Let’s begin with an easy example. Let’s assume the one-month blend closed at 20 and UVXY at $10. We expect the one-month blend to go to 25 the next day. How high does UVXY go?

As we know, UVXY tracks the daily returns of the one-month blend of VIX futures and has a 1.5x leverage factor.

  • The one-month blend moves from 20 to 25, i.e. +25%.
  • Applying the 1.5x leverage factor yields +25 * 1.5 = +37.5%.
  • UVXY moves from $10.00 to $10.00 * 1.375 = $13.75.

More realistic and difficult examples go beyond one-day horizons. Over longer time horizons, the net-asset-value of UVXY is affected by contango (and its opposite, backwardation) and leverage decay (beta slippage). Follow the links for examples how to calculate multi-day moves.

Historical Data

As established above, UVXY does not track spot VIX or the S&P 500, but it follows the daily returns of the one-month blend of VIX futures.

In order to come up with realistic inputs for UVXY predictions, historical data can provide meaningful insights.

Historical Data: VIX

Unfortunately, VIX futures started trading only in March 2004. Therefore, we will study VIX spikes from 1990 through today, even though UVXY does not track VIX.

The chart below supports the following observations:

  • VIX can go as high as 80 – 90.
    • Major volatility events, such as the Global Financial Crisis in fall 2008 or the COVID-19 panic in February/March 2020, can propel VIX to these levels within a few weeks.
    • It takes VIX much longer to normalize after these major volatility events. Note how slowly the VIX returned to the levels experienced prior to these two major events.
  • There are eight medium volatility events when VIX reached around 50.
    • These events were caused by economical or political issues (for example, recession in 2002, potential break-up of European Union in 2011).
    • After many of these medium volatility events, VIX dropped much faster to its previous level.
VIX Daily Highs

Important to note: The VIX index has been around for a little more than three decades. Such a short time span does not allow to conclude that all future volatility events will behave in the same way. They can reach higher VIX levels. VIX can stay elevated for longer.
A real-life example is the Black Monday Crash in October 1987. On October 19, 1987, the Dow Jones fell 22.6%. The VIX did not exist at that time but later calculations (using a methodology slightly different from today’s VIX) suggested it would have reached 150.

Historical Data: One-Month Blend of VIX Futures

As mentioned above, the first VIX futures contracts began trading on March 26, 2004. This severely limits the availability of data.

However, the chart below shows some important characteristics.

  • During non-volatile periods, the one-month VIX future (‘VIX_future_30’) is slightly above the VIX. This situation is “normal”, and futures traders refer to it as contango.
  • During a spike, both the VIX and the one-month VIX future go up quickly. However, the one-month VIX future usually undershoots. Futures traders describe this situation as backwardation.
VIX & VIX One-Month Future (Daily Close)

This leads to an important conclusion: The one-month VIX futures usually starts the spike at a higher level than VIX – and peaks at a lower level than VIX.
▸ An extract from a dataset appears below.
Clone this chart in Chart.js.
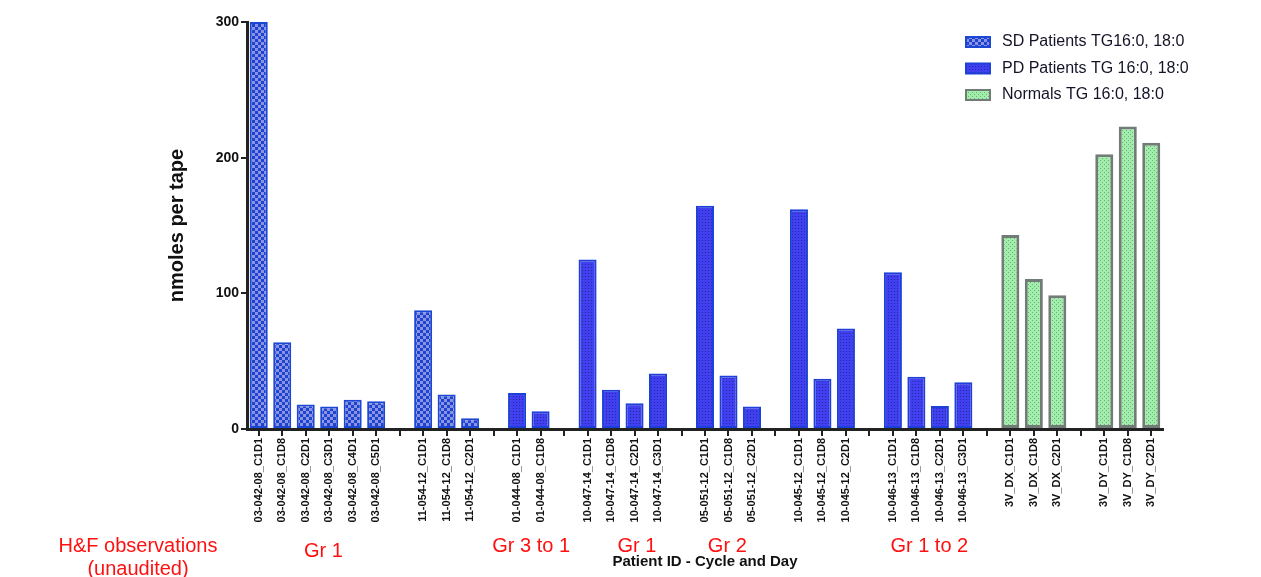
<!DOCTYPE html>
<html>
<head>
<meta charset="utf-8">
<script src="https://cdn.jsdelivr.net/npm/chart.js@4"></script>
<style>
  body { margin: 0; background: #fff; }
  #wrap { width: 1261px; height: 577px; position: relative; }
</style>
</head>
<body>
<div id="wrap"><canvas id="myChart"></canvas></div>
<script>
// category labels - empty strings are the gaps between patients (they still get a tick)
let categories = [
  '03-042-08_C1D1', '03-042-08_C1D8', '03-042-08_C2D1', '03-042-08_C3D1', '03-042-08_C4D1', '03-042-08_C5D1', '',
  '11-054-12_C1D1', '11-054-12_C1D8', '11-054-12_C2D1', '',
  '01-044-08_C1D1', '01-044-08_C1D8', '',
  '10-047-14_C1D1', '10-047-14_C1D8', '10-047-14_C2D1', '10-047-14_C3D1', '',
  '05-051-12_C1D1', '05-051-12_C1D8', '05-051-12_C2D1', '',
  '10-045-12_C1D1', '10-045-12_C1D8', '10-045-12_C2D1', '',
  '10-046-13_C1D1', '10-046-13_C1D8', '10-046-13_C2D1', '10-046-13_C3D1', '',
  '3V_DX_C1D1', '3V_DX_C1D8', '3V_DX_C2D1', '',
  '3V_DY_C1D1', '3V_DY_C1D8', '3V_DY_C2D1'
];

// series values (null = bar belongs to another series)
let sdPatients = [
  300, 64, 18, 16.5, 21.5, 20.5, null,
  87.5, 25.5, 8, null,
  null, null, null,
  null, null, null, null, null,
  null, null, null, null,
  null, null, null, null,
  null, null, null, null, null,
  null, null, null, null,
  null, null, null
];
let pdPatients = [
  null, null, null, null, null, null, null,
  null, null, null, null,
  26.5, 13, null,
  125, 29, 19, 41, null,
  164.5, 39.5, 16.5, null,
  162, 37, 74, null,
  115.5, 38.5, 17, 34.5, null,
  null, null, null, null,
  null, null, null
];
let normals = [
  null, null, null, null, null, null, null,
  null, null, null, null,
  null, null, null,
  null, null, null, null, null,
  null, null, null, null,
  null, null, null, null,
  null, null, null, null, null,
  143, 110.5, 98.5, null,
  202.5, 223, 211
];

let seriesNames = ['SD Patients TG16:0, 18:0', 'PD Patients TG 16:0, 18:0', 'Normals TG 16:0, 18:0'];
let yTicks = [0, 100, 200, 300];

// red H&F notes under the axis: text, category index (can be fractional) and y
let notes = [
  { text: 'Gr 1', at: 2.75, y: 551 },
  { text: 'Gr 3 to 1', at: 11.6, y: 546 },
  { text: 'Gr 1', at: 16.1, y: 546 },
  { text: 'Gr 2', at: 19.95, y: 546 },
  { text: 'Gr 1 to 2', at: 28.55, y: 546 }
];

// small helper to make the hatch fills
function makePattern(size, draw) {
  let c = document.createElement('canvas');
  c.width = size;
  c.height = size;
  let g = c.getContext('2d');
  draw(g);
  return g.createPattern(c, 'repeat');
}

// checkered blue for SD
let sdFill = makePattern(6, function(g) {
  g.fillStyle = '#8c94e2';
  g.fillRect(0, 0, 6, 6);
  g.fillStyle = '#1d44d0';
  g.fillRect(0, 0, 3, 3);
  g.fillRect(3, 3, 3, 3);
});
// dotted blue for PD
let pdFill = makePattern(3, function(g) {
  g.fillStyle = '#4040f0';
  g.fillRect(0, 0, 3, 3);
  g.fillStyle = '#2626a0';
  g.fillRect(0, 0, 1, 1);
});
// dotted green for normals
let nFill = makePattern(4, function(g) {
  g.fillStyle = '#9cf0a8';
  g.fillRect(0, 0, 4, 4);
  g.fillStyle = '#8a9c8e';
  g.fillRect(0, 0, 1, 1);
  g.fillRect(2, 2, 1, 1);
});

let fills = [sdFill, pdFill, nFill];
let borders = ['#1c46d4', '#1c40d8', '#727c76'];

// legend + red notes drawn by hand
let extras = {
  id: 'extras',
  afterDraw: function(chart) {
    let ctx = chart.ctx;
    ctx.save();
    // legend top right
    for (let i = 0; i < seriesNames.length; i++) {
      let y = 42 + i * 26.5;
      ctx.fillStyle = fills[i];
      ctx.fillRect(966, y - 5, 24, 10);
      ctx.strokeStyle = borders[i];
      ctx.lineWidth = 2;
      ctx.strokeRect(966, y - 5, 24, 10);
      ctx.fillStyle = '#141428';
      ctx.font = '16px "Liberation Sans", Arial, sans-serif';
      ctx.textBaseline = 'middle';
      ctx.textAlign = 'left';
      ctx.fillText(seriesNames[i], 1002, y);
    }
    // red observation notes
    ctx.fillStyle = '#ff1010';
    ctx.font = '20px "Liberation Sans", Arial, sans-serif';
    ctx.textAlign = 'center';
    ctx.fillText('H&F observations', 138, 546);
    ctx.fillText('(unaudited)', 138, 569);
    let xs = chart.scales.x;
    for (let i = 0; i < notes.length; i++) {
      ctx.fillText(notes[i].text, xs.getPixelForValue(notes[i].at), notes[i].y);
    }
    ctx.restore();
  }
};

let datasets = [];
let seriesData = [sdPatients, pdPatients, normals];
for (let i = 0; i < 3; i++) {
  datasets.push({
    label: seriesNames[i],
    data: seriesData[i],
    backgroundColor: fills[i],
    borderColor: borders[i],
    borderWidth: i === 2 ? 3 : 2,
    borderSkipped: false,
    grouped: false,
    categoryPercentage: 0.8,
    barPercentage: 0.96
  });
}

let ctx = document.getElementById('myChart').getContext('2d');
let chart = new Chart(ctx, {
  type: 'bar',
  data: { labels: categories, datasets: datasets },
  options: {
    responsive: true,
    maintainAspectRatio: false,
    animation: false,
    layout: { padding: { left: 155, right: 98, top: 22, bottom: 0 } },
    plugins: {
      legend: { display: false },
      tooltip: { enabled: false }
    },
    scales: {
      x: {
        grid: {
          offset: false,
          drawOnChartArea: false,
          drawTicks: true,
          tickLength: 7,
          color: '#222',
          lineWidth: 2
        },
        border: { display: true, color: '#222', width: 3 },
        ticks: {
          autoSkip: false,
          minRotation: 90,
          maxRotation: 90,
          padding: 2,
          color: '#111',
          font: { family: '"Liberation Sans", Arial, sans-serif', size: 11, weight: 'bold' }
        },
        title: {
          display: true,
          text: 'Patient ID - Cycle and Day',
          color: '#111',
          padding: { top: 0, bottom: 6 },
          font: { family: '"Liberation Sans", Arial, sans-serif', size: 15, weight: 'bold' }
        },
        afterFit: function(scale) { scale.height = 148; }
      },
      y: {
        min: 0,
        max: 300,
        afterBuildTicks: function(scale) {
          scale.ticks = yTicks.map(function(v) { return { value: v }; });
        },
        grid: {
          drawOnChartArea: false,
          drawTicks: true,
          tickLength: 6,
          color: '#222',
          lineWidth: 2
        },
        border: { display: true, color: '#222', width: 3 },
        ticks: {
          padding: 2,
          color: '#111',
          font: { family: '"Liberation Sans", Arial, sans-serif', size: 14, weight: 'bold' }
        },
        title: {
          display: true,
          text: 'nmoles per tape',
          color: '#111',
          padding: { top: 10, bottom: 0 },
          font: { family: '"Liberation Sans", Arial, sans-serif', size: 20, weight: 'bold' }
        },
        afterFit: function(scale) { scale.width = 92; }
      }
    }
  },
  plugins: [extras]
});
</script>
</body>
</html>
Ready to Calculate Your Own Prediction?

Trading without knowing where UVXY can go is a recipe for financial disaster, as this volatility ETF is a high-risk trade – both short and long.

It is heart-breaking to see how novice UVXY traders often lose money without understanding why.

Hopefully, this article (and all the others on this website) teaches traders how high or low UVXY can go.